A mapping u: X → Y between metric spaces is sequentially continuous if for each sequence (xn) converging to x ∈ X, (u(xn)) converges to u(x). It is well known in classical mathematics that a sequentially continuous mapping between metric spaces is continuous; but, as all proofs of this result involve the law of excluded middle, there appears to be a constructive distinction between sequential continuity and continuity. Although this distinction is worth exploring in its own right, there is another reason why sequential continuity is interesting to the constructive mathematician: Ishihara [8] has a version of Banach's inverse mapping theorem in functional analysis that involves the sequential continuity, rather than continuity, of the linear mappings; if this result could be upgraded by deleting the word “sequential”, then we could prove constructively the standard versions of the inverse mapping theorem and the closed graph theorem.

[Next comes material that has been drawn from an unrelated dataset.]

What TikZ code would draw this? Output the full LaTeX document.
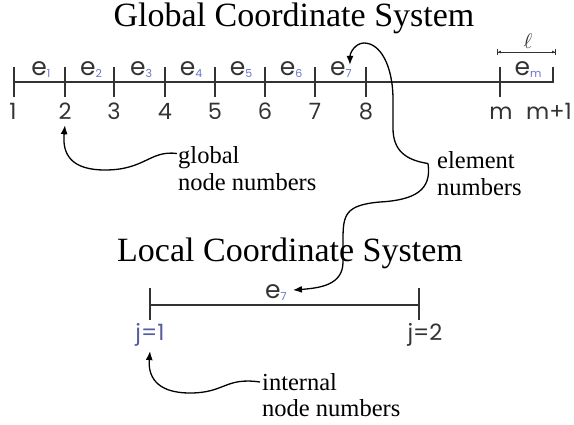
\documentclass[tikz,border=0pt]{standalone}
\usepackage{fontspec}
\setmainfont{Liberation Serif}
\newfontfamily\gothic{Poppins}
\usetikzlibrary{arrows.meta}
\definecolor{linegray}{HTML}{333333}
\definecolor{subblue}{HTML}{6A74C8}
\newcommand\esub[1]{\raisebox{-2pt}{\fontsize{11}{11}\selectfont\color{subblue}#1}}
\begin{document}
\begin{tikzpicture}[x=1pt,y=-1pt,
  axis/.style={draw=linegray,line width=1.6pt},
  num/.style={font=\gothic\fontsize{22.5}{22.5}\selectfont, text=linegray, inner sep=0pt, anchor=base},
  elab/.style={font=\gothic\fontsize{25}{25}\selectfont, text=linegray, inner sep=0pt, anchor=base},
  titletext/.style={font=\fontsize{34}{34}\selectfont, inner sep=0pt},
  note/.style={font=\fontsize{24.5}{26.5}\selectfont, align=left, inner sep=0pt, anchor=west},
  pointer/.style={draw=black, line width=1.3pt, -{Latex[length=9pt,width=7pt]}}]
\useasboundingbox (0,0) rectangle (574,424);

% Global system
\node[titletext] (gtitle) at (294,18) {Global Coordinate System};
\draw[axis] (14,82) -- (553,82);
\foreach \x in {14,65,114,165,215,265,315,366,500}
  \draw[axis] (\x,67) -- (\x,97);
\draw[axis] (553,67) -- (553,83);

\node[elab] (e1) at (41,75) {e\esub{1}};
\node[elab] (e2) at (91,75) {e\esub{2}};
\node[elab] (e3) at (141,75) {e\esub{3}};
\node[elab] (e4) at (191,75) {e\esub{4}};
\node[elab] (e5) at (241,75) {e\esub{5}};
\node[elab] (e6) at (291,75) {e\esub{6}};
\node[elab] (e7) at (341,75) {e\esub{7}};
\node[elab] (em) at (528,75) {e\esub{m}};

\node[num] (n1) at (13,119) {1};
\node[num] (n2) at (65,119) {2};
\node[num] (n3) at (114,119) {3};
\node[num] (n4) at (165,119) {4};
\node[num] (n5) at (215,119) {5};
\node[num] (n6) at (265,119) {6};
\node[num] (n7) at (315,119) {7};
\node[num] (n8) at (366,119) {8};
\node[num] (nm) at (501,119) {m};
\node[num] (nm1) at (549,119) {m+1};

\draw[linegray, line width=0.9pt, {Bar[width=6pt]Latex[length=3pt,width=3pt]}-{Latex[length=3pt,width=3pt]Bar[width=6pt]}] (497,52) -- (556,52);
\node[inner sep=0pt, text=linegray, anchor=base] (ell) at (528,48) {\scalebox{2.1}{$\ell$}};

% labels
\node[note] (glob) at (178,168.5) {global\\node numbers};
\node[note] (elnum) at (437,173.5) {element\\numbers};

\draw[pointer] ([xshift=-1pt,yshift=15pt]glob.west) .. controls (150,150) and (145,170) .. (105,170)
  .. controls (72,170) and (62,155) .. ([yshift=-6pt]n2.south);

\coordinate (elk) at ([xshift=-9pt,yshift=10pt]elnum.west);
\draw[pointer] (elk) .. controls (405,160) and (393,150) .. (393,128) -- (393,100)
  .. controls (393,65) and (380,43) .. (364,43) .. controls (356,43) and (350,52) .. ([xshift=-2pt,yshift=-4pt]e7.north east);

% Local system
\node[titletext] (ltitle) at (290,253) {Local Coordinate System};
\draw[axis] (150,305) -- (419,305);
\draw[axis] (150,288) -- (150,320);
\draw[axis] (419,288) -- (419,320);
\node[elab] (le7) at (276,298) {e\esub{7}};
\node[num, text=subblue!80!black] (j1) at (150,340) {j=1};
\node[num] (j2) at (425,340) {j=2};

\draw[pointer] (elk) .. controls (432,190) and (415,200) .. (380,202)
  .. controls (345,205) and (343,215) .. (343,240) -- (343,262)
  .. controls (343,285) and (320,288) .. ([xshift=6pt,yshift=2pt]le7.east);

\node[note] (intl) at (262,395) {internal\\node numbers};
\draw[pointer] ([xshift=-2pt,yshift=13pt]intl.west) .. controls (225,377) and (225,393) .. (190,393)
  .. controls (155,393) and (148,375) .. ([yshift=-5pt]j1.south);
\end{tikzpicture}
\end{document}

Troelstra [9] showed that in Brouwer's intuitionistic mathematics (INT) a sequentially continuous mapping on a separable metric space is continuous. On the other hand, Ishihara [6, 7] proved constructively that the continuity of sequentially continuous mappings on a separable metric space is equivalent to a certain boundedness principle for subsets of ℕ; in the same paper, he showed that the latter principle holds within the recursive constructive mathematics (RUSS) of the Markov School. Since it is not known whether that principle holds within Bishop's constructive mathematics (BISH), of which INT and RUSS are models and which can be regarded as the constructive core of mathematics, the exploration of sequential continuity within BISH holds some interest.